Directly above the ruach is the filmy portion of light on top of the candle flame, the neshamah, suprasoul or higher self. The neshamah is the center of unity and bridges all the other parts of the soul into a collective field. The neshamah can be viewed as a catalyst: it participates in all the reactions of the lower two strands, but stands outside them. Another metaphor for the neshamah is that of a prism, which reflects light. As pure white light moves through a prism, a rainbow of colors can be seen. Each of these color qualities, according to the Kabbalah, is reflective of divine attributes such as love, strength, harmony, compassion, patience, tolerance, forgiveness, victory, receptivity, stability, and groundedness. The goal in Jewish meditation is to be able to separate oneself from the identification of the nefesh and attach oneself to ruach with the possibility of bridging with neshamah. Through the refinement of one’s attention, one can enter into the ruach state of consciousness and decrease one’s reactivity. By training of one’s mind/body to realize this goal, one can have a taste of higher centers of consciousness.

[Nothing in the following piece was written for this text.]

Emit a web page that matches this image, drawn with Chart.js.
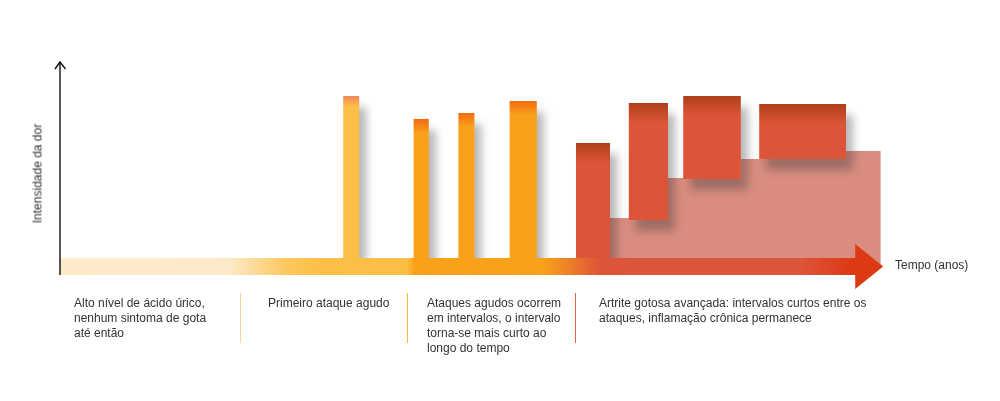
<!DOCTYPE html>
<html lang="pt">
<head>
<meta charset="utf-8">
<title>Evolução da gota</title>
<script src="https://cdn.jsdelivr.net/npm/chart.js@4.4.1/dist/chart.umd.min.js"></script>
<style>
  html, body { margin: 0; padding: 0; background: #fff; }
  #wrap {
    position: relative; width: 1000px; height: 401px; overflow: hidden;
    font-family: "Liberation Sans", Arial, sans-serif; font-size: 12px; color: #333;
  }
  #wrap canvas { position: absolute; left: 0; top: 0; }
  .note { position: absolute; top: 296px; line-height: 15px; white-space: nowrap; }
  .note-0 { left: 74px; }
  .note-1 { left: 268px; }
  .note-2 { left: 427px; }
  .note-3 { left: 599px; }
  .sep { position: absolute; top: 293px; height: 50px; width: 1px; }
  .sep-1 { left: 240px; background: #fcd590; }
  .sep-2 { left: 407px; background: #fbb932; }
  .sep-3 { left: 575px; background: #e0644c; }
  .x-title { position: absolute; left: 895px; top: 258px; line-height: 15px; white-space: nowrap; }
  .y-title {
    position: absolute; left: -22px; top: 166px; width: 120px; line-height: 15px;
    text-align: center; transform: rotate(-90deg); white-space: nowrap;
  }
</style>
</head>
<body>
<div id="wrap">
  <canvas id="graph"></canvas>
</div>
<script>
// Escalas (tempo em unidades arbitrárias, dor de 0 a 10)
const timeRange = [0, 103];
const painRange = [-2, 10];

// Crises: início, fim, pico e base
const attackStart = [35.4, 44.2, 49.8, 56.2, 64.5, 71.1, 77.9, 87.4];
const attackEnd = [37.4, 46.1, 51.8, 59.6, 68.75, 76, 85.1, 98.25];
const attackPeak = [8.27, 7.09, 7.4, 8.01, 5.87, 7.91, 8.27, 7.86];
const attackBase = [0, 0, 0, 0, 0, 1.94, 4.03, 5.05];
const attackStage = ["first", "acute", "acute", "acute", "chronic", "chronic", "chronic", "chronic"];

// Inflamação crônica (degraus)
const chronicX = [68.75, 76, 85.1, 98.25, 102.6];
const chronicLevel = [2.04, 4.08, 5.05, 5.46, 5.46];

// Seta do tempo
const bandTop = 0;
const bandBottom = -0.87;
const arrowBase = 99.4;
const arrowTip = 102.9;
const arrowTop = 0.71;
const arrowBottom = -1.58;

// Textos
const axisTitles = { x: "Tempo (anos)", y: "Intensidade da dor" };
const stageNotes = [
  ["Alto nível de ácido úrico,", "nenhum sintoma de gota", "até então"],
  ["Primeiro ataque agudo"],
  ["Ataques agudos ocorrem", "em intervalos, o intervalo", "torna-se mais curto ao", "longo do tempo"],
  ["Artrite gotosa avançada: intervalos curtos entre os", "ataques, inflamação crônica permanece"],
];

// Cores
const stageColors = {
  first: { top: "#f3875c", body: "#fcbf45", fade: 11 },
  acute: { top: "#f46a12", body: "#f9a11b", fade: 14 },
  chronic: { top: "#ae3f19", body: "#dc5538", fade: 20 },
};
const chronicColor = "#d98c7f";
const timeColorStops = [
  [0, "#fdebca"], [21, "#fdeaca"], [28.5, "#fcc75c"], [33, "#fcbf45"],
  [43.3, "#fcbf45"], [44.3, "#f9a11b"], [60.5, "#f9a11b"], [67.5, "#dd5538"],
  [92.5, "#dd5538"], [98.8, "#dc3a15"],
];

function topGradient(chart, peak, colors) {
  const y = chart.scales.y;
  const top = y ? y.getPixelForValue(peak) : NaN;
  if (!isFinite(top)) return colors.body;
  const g = chart.ctx.createLinearGradient(0, top, 0, top + colors.fade);
  g.addColorStop(0, colors.top);
  g.addColorStop(1, colors.body);
  return g;
}

function timeGradient(chart) {
  const x = chart.scales.x;
  const left = x ? x.getPixelForValue(timeRange[0]) : NaN;
  const right = x ? x.getPixelForValue(timeRange[1]) : NaN;
  if (!isFinite(left) || !isFinite(right) || right <= left) return "#f9a11b";
  const g = chart.ctx.createLinearGradient(left, 0, right, 0);
  timeColorStops.forEach(([v, color]) => {
    g.addColorStop((x.getPixelForValue(v) - left) / (right - left), color);
  });
  return g;
}

// Sombra: tem de estar ativa antes do filler desenhar o dataset seguinte
function setShadow(chart, meta) {
  const ctx = chart.ctx;
  const on = meta && chart.data.datasets[meta.index].shadow;
  ctx.shadowColor = on ? "rgba(50,50,50,0.35)" : "rgba(0,0,0,0)";
  ctx.shadowBlur = on ? 8 : 0;
  ctx.shadowOffsetX = on ? 7 : 0;
  ctx.shadowOffsetY = on ? 11 : 0;
}

const barShadow = {
  id: "barShadow",
  beforeDatasetsDraw(chart) {
    const metas = chart.getSortedVisibleDatasetMetas();
    setShadow(chart, metas[metas.length - 1]);
  },
  afterDatasetDraw(chart, args) {
    const metas = chart.getSortedVisibleDatasetMetas();
    const pos = metas.findIndex((m) => m.index === args.index);
    setShadow(chart, metas[pos - 1]);
  },
  afterDatasetsDraw(chart) {
    setShadow(chart, null);
  },
};

// Eixo vertical com ponta de seta
const axisArrow = {
  id: "axisArrow",
  afterDatasetsDraw(chart) {
    const { ctx, scales: { x, y } } = chart;
    const px = x.getPixelForValue(timeRange[0]);
    const bottom = y.getPixelForValue(bandBottom);
    const top = y.getPixelForValue(painRange[1]);
    ctx.save();
    ctx.strokeStyle = "#111";
    ctx.lineWidth = 1.4;
    ctx.beginPath();
    ctx.moveTo(px, bottom);
    ctx.lineTo(px, top);
    ctx.stroke();
    ctx.beginPath();
    ctx.moveTo(px - 5, top + 7);
    ctx.lineTo(px, top);
    ctx.lineTo(px + 5.5, top + 7);
    ctx.stroke();
    ctx.restore();
  },
};

const attackDatasets = attackStart.map((start, i) => ({
  label: `Ataque ${i + 1}`,
  data: [
    { x: start, y: attackBase[i] },
    { x: start, y: attackPeak[i] },
    { x: attackEnd[i], y: attackPeak[i] },
    { x: attackEnd[i], y: attackBase[i] },
  ],
  fill: "shape",
  backgroundColor: (c) => topGradient(c.chart, attackPeak[i], stageColors[attackStage[i]]),
  shadow: true,
  order: 2,
}));

const timeDataset = {
  label: axisTitles.x,
  data: [
    { x: timeRange[0], y: bandTop },
    { x: arrowBase, y: bandTop },
    { x: arrowBase, y: arrowTop },
    { x: arrowTip, y: (bandTop + bandBottom) / 2 },
    { x: arrowBase, y: arrowBottom },
    { x: arrowBase, y: bandBottom },
    { x: timeRange[0], y: bandBottom },
  ],
  fill: "shape",
  backgroundColor: (c) => timeGradient(c.chart),
  order: 1,
};

const chronicDataset = {
  label: "Inflamação crônica",
  data: chronicX.map((x, i) => ({ x, y: chronicLevel[i] })),
  stepped: "before",
  fill: { value: bandBottom / 2 },
  backgroundColor: chronicColor,
  order: 3,
};

// Textos em HTML
const wrap = document.getElementById("wrap");
stageNotes.forEach((lines, i) => {
  const note = document.createElement("div");
  note.className = `note note-${i}`;
  note.innerHTML = lines.join("<br>");
  wrap.appendChild(note);
  if (i > 0) {
    const sep = document.createElement("div");
    sep.className = `sep sep-${i}`;
    wrap.appendChild(sep);
  }
});
const xTitle = document.createElement("div");
xTitle.className = "x-title";
xTitle.textContent = axisTitles.x;
wrap.appendChild(xTitle);
const yTitle = document.createElement("div");
yTitle.className = "y-title";
yTitle.textContent = axisTitles.y;
wrap.appendChild(yTitle);

const chart = new Chart(document.getElementById("graph"), {
  type: "line",
  data: { datasets: [timeDataset, ...attackDatasets, chronicDataset] },
  options: {
    responsive: true,
    maintainAspectRatio: false,
    animation: false,
    events: [],
    layout: { padding: { left: 60, right: 116, top: 62, bottom: 103.8 } },
    datasets: {
      line: { borderWidth: 0, borderColor: "rgba(0,0,0,0)", pointRadius: 0, clip: false },
    },
    scales: {
      x: { type: "linear", min: timeRange[0], max: timeRange[1], display: false },
      y: { type: "linear", min: painRange[0], max: painRange[1], display: false },
    },
    plugins: {
      legend: { display: false },
      tooltip: { enabled: false },
    },
  },
  plugins: [barShadow, axisArrow],
});
// Gradientes dependem das escalas já posicionadas
chart.update();
</script>
</body>
</html>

It is interesting to note that the above description of the three strands of the soul found in the Zohar reflects the foundation of the core ideas of Roberto Assagioli – the father of transpersonal psychology – in the development of psychosynthesis. Roberto Assagioli was of definite Jewish origin. When I visited his library in Florence in 1988 I saw scholarly, philosophical, and modern texts on Jewish mysticism. Through my research, I found Assagioli’s papers on Judaism and had them translated from Italian in English. It was clear from his writings that he was involved with his own roots because one of these papers was an address he delivered in July 1953 at the International Camp Youth Section of the World Union for Progressive Judaism in Boulogne/Seine.

In these writings Assagioli mentions a couple of times the psycho-spiritual parts of the psyche found in

‘The base of the spiritual psychology of which I am a supporter…..is constituted by the biblical affirmations according to which man was made from the image and resembling God…..from this basis comes the traditional Jewish teaching of the human psychological constitution consisting of three elements: nefesh [animal soul], ruach [divine wind], and neshamah [supersoul]. This represents spiritual elements…..my main endeavor has been to give scientific proof of the evidence and activity of the spiritual soul (neshamah) with the psyche [ruach] as an inspiring and unifying factor.’

Assagioli’s major map of the psyche, which he calls the egg diagram, reflects the image of the oval shape of the candle flame. The bottom of the flame (nefesh) he called the lower unconscious including some parts of the ego which he labeled subpersonalities. The middle flame (ruach), he called the personal “I,” which was the part of the psyche that could stay objective and aware of the variety of identifications found in the lower unconscious. The upper flame (neshamah) Assagioli divided into a general region that he called the Higher Unconscious. This part of the psyche contained pure sacred attributes or what he called “higher qualities,” including love, compassion, understanding, patience, humility, tolerance, unity, forgiveness, and joy. The other region of the upper flame was the apex, and the Hebrew correlation corresponded directly to Assagioli’s term of the Higher Self, which he also considered in overall unifying center of consciousness…..
…..Much of practical meditative work found in psychosynthesis reflects that of practical Kabbalah. Assagioli was careful not to identify his system of psychosynthesis with any one religious or mystical tradition. However, it is clear as we can see from the above descriptions in the Zohar with the main body of his work that some of his main ideas came from the Jewish mystical tradition.”

It would be interesting to see a complete study of Assagioli’s thinking as compared to that of Kabbalah. Maybe some of our Companions on this list are able to enlighten us more on this most exciting subject. Amongst the many incomplete and forthcoming “Series” on this list, I have been preparing one on the “Soul in Man,” which, time permitting, I will start to post soon. It certainly is a most important subject, which I had to pay a lot of attention to because of past personal “life” behaviour due to the influence (or control) of my different “selves” opposing each other, and manifesting this most aggressively. I realized at the time that “marrying” opposing principles inside myself was of the utmost importance, if I was to survive in this world. So I dedicated an enormous amount of time to the achievement of that “Sacred Marriage” inside my own being. I suppose that however much you study and learn, you can eventually only speak from personal experience. In any case, no amount of “bookwork” has ever made anybody advanced. Of course, words are valid symbols, but only insofar as they can push you to live out what they represent on paper. No more than that!